[BEGIN]

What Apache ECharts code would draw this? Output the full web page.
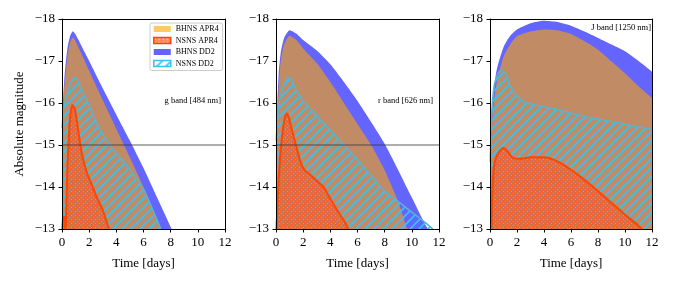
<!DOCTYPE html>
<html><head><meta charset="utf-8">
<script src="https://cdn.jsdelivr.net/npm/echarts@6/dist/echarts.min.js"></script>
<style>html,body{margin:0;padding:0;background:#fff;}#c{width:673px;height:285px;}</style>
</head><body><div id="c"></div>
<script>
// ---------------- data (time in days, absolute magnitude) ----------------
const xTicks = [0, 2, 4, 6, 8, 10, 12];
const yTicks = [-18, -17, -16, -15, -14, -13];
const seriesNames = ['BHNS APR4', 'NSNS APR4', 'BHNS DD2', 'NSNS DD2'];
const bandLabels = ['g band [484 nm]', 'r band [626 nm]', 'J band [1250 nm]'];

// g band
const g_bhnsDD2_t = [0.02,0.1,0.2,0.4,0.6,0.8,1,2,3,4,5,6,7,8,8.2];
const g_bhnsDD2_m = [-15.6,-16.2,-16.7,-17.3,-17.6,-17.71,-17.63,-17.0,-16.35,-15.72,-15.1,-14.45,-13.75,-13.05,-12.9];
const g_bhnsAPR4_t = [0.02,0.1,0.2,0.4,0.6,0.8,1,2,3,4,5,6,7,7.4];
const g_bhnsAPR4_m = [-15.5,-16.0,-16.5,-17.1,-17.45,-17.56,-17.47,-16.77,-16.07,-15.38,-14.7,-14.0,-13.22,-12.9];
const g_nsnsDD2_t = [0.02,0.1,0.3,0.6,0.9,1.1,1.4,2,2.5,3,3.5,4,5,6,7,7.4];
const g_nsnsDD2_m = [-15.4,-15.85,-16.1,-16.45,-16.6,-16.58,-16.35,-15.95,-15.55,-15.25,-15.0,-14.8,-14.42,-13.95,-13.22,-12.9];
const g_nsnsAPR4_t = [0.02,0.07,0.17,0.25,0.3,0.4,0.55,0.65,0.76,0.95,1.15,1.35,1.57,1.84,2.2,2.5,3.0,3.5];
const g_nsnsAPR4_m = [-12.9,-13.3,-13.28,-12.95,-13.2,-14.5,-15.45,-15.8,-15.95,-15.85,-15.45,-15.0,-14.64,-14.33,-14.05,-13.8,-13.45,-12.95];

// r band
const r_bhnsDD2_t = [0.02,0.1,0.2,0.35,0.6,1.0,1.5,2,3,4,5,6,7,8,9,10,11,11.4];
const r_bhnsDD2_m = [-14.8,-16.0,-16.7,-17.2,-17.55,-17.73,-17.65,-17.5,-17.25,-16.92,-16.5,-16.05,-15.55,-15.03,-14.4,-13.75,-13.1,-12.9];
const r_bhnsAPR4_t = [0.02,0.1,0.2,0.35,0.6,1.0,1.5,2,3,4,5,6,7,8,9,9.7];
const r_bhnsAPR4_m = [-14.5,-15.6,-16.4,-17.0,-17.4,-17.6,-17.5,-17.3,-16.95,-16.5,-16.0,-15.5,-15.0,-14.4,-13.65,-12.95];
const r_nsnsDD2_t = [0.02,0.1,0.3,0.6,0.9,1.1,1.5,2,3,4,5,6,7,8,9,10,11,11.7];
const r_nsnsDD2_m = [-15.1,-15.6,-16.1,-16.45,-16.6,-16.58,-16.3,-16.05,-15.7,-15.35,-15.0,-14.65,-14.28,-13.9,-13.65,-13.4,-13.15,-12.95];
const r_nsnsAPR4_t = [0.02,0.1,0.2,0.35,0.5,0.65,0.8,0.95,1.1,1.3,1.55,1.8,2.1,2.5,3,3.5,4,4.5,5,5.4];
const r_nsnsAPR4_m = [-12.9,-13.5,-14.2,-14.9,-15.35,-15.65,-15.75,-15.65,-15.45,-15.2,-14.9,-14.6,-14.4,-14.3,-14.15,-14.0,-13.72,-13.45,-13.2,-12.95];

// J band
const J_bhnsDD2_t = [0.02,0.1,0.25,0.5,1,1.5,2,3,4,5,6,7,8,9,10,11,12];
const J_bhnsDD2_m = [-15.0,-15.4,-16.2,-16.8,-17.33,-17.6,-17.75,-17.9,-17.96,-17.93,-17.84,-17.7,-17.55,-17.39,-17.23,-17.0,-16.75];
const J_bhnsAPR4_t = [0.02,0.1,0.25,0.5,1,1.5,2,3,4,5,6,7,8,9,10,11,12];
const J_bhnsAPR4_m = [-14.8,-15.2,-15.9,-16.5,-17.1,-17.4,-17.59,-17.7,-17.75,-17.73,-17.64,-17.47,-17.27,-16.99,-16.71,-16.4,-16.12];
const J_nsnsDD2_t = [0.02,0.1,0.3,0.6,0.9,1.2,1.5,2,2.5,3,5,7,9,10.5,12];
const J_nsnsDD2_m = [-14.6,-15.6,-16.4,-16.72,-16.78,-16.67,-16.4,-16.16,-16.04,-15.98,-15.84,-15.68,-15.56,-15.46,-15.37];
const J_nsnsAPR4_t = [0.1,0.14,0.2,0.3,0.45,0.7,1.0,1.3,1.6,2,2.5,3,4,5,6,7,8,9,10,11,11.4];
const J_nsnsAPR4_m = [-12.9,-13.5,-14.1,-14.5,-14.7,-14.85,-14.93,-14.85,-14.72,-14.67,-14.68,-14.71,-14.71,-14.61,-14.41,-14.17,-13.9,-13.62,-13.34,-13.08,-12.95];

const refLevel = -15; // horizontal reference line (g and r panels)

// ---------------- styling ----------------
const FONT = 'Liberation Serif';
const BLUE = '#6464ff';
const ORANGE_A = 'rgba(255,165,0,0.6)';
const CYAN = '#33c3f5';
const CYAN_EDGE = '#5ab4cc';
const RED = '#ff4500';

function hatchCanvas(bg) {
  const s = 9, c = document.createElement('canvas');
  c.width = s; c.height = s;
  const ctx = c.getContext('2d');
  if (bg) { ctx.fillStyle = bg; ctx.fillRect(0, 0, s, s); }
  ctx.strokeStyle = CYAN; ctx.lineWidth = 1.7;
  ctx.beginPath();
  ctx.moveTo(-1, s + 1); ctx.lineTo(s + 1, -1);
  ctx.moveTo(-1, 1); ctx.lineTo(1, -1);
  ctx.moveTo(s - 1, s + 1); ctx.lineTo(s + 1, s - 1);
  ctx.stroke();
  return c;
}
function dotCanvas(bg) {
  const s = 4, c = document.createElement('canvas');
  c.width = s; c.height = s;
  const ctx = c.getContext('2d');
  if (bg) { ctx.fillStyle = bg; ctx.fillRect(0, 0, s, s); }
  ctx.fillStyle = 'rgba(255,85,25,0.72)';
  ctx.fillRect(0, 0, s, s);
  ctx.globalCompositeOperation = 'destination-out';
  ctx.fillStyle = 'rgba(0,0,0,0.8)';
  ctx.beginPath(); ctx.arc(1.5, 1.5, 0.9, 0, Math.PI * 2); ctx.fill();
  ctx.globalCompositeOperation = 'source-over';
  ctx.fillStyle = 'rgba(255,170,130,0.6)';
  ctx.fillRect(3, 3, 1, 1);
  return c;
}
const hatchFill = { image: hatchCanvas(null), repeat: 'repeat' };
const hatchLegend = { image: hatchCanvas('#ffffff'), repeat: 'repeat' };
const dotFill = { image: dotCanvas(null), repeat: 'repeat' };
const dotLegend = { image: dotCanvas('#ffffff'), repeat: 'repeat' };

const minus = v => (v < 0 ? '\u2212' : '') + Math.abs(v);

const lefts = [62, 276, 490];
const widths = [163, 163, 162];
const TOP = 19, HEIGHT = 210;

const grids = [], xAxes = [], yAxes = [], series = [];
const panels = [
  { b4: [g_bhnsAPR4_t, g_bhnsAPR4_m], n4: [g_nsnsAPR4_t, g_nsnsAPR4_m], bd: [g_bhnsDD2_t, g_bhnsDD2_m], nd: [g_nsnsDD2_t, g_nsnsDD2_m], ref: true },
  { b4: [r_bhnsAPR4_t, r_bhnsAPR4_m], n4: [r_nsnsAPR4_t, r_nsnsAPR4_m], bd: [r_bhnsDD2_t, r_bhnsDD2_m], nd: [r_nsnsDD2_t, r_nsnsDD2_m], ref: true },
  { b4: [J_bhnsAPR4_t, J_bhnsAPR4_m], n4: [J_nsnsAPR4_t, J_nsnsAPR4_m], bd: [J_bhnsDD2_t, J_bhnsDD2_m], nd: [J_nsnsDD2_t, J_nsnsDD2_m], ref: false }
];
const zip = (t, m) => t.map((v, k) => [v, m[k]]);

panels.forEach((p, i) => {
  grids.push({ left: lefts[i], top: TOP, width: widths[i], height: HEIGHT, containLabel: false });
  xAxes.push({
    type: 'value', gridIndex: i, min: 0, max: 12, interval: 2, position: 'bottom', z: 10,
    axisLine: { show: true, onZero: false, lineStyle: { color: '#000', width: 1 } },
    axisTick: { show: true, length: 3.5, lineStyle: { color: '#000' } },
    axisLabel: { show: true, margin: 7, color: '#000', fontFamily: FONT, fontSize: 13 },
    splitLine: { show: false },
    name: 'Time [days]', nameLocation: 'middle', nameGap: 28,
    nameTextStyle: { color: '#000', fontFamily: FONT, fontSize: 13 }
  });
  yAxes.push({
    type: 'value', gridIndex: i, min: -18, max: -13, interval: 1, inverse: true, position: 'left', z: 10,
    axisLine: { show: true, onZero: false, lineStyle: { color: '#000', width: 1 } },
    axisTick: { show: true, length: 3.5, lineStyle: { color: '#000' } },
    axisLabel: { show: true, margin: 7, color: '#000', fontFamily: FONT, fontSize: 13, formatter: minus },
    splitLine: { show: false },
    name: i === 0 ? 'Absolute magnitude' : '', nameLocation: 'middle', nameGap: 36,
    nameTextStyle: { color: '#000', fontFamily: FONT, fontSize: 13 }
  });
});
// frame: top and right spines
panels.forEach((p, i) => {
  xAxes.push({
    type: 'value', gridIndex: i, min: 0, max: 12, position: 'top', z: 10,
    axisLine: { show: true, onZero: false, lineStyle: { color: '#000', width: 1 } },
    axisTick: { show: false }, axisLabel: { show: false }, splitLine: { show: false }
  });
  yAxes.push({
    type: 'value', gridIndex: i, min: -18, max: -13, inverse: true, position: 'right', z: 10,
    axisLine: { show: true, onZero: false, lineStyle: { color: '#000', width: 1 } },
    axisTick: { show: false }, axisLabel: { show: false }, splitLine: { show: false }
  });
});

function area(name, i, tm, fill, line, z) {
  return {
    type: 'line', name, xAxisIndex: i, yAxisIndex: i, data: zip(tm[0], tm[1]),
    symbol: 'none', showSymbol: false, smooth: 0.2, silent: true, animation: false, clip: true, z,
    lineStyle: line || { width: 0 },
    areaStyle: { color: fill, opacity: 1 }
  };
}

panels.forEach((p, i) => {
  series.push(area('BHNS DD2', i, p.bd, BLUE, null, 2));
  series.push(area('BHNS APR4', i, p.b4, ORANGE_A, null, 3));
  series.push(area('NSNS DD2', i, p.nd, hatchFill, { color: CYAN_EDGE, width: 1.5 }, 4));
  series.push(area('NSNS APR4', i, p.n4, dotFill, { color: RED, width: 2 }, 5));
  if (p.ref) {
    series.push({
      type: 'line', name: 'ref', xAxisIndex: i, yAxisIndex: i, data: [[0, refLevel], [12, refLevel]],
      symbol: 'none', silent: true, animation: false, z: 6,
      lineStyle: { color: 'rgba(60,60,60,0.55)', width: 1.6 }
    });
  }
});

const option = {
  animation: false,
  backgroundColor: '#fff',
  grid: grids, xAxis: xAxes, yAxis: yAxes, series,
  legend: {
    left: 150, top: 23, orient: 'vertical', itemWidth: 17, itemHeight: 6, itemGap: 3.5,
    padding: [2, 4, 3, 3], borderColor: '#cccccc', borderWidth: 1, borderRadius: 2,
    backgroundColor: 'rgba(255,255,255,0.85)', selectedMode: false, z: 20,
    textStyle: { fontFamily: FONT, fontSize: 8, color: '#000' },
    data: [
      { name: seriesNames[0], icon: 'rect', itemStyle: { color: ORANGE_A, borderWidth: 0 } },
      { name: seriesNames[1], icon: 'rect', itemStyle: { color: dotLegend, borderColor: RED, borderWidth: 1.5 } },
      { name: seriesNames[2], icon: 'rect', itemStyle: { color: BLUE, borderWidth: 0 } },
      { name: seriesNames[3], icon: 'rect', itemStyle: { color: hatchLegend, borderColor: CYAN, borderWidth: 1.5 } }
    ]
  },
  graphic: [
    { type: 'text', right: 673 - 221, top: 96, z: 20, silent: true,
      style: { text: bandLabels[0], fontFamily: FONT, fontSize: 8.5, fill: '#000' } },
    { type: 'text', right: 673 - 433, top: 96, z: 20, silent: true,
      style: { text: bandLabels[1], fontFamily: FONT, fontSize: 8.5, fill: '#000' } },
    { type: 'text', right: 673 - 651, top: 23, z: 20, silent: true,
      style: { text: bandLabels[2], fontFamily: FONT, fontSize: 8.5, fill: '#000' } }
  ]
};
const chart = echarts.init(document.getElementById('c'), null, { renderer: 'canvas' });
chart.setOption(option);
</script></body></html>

[END]

## Objective
Pictures stay out. Print the data exactly, from its first line through the line containing "const bandLabels = ['g".

## Task response
What Apache ECharts code would draw this? Output the full web page.
<!DOCTYPE html>
<html><head><meta charset="utf-8">
<script src="https://cdn.jsdelivr.net/npm/echarts@6/dist/echarts.min.js"></script>
<style>html,body{margin:0;padding:0;background:#fff;}#c{width:673px;height:285px;}</style>
</head><body><div id="c"></div>
<script>
// ---------------- data (time in days, absolute magnitude) ----------------
const xTicks = [0, 2, 4, 6, 8, 10, 12];
const yTicks = [-18, -17, -16, -15, -14, -13];
const seriesNames = ['BHNS APR4', 'NSNS APR4', 'BHNS DD2', 'NSNS DD2'];
const bandLabels = ['g band [484 nm]', 'r band [626 nm]', 'J band [1250 nm]'];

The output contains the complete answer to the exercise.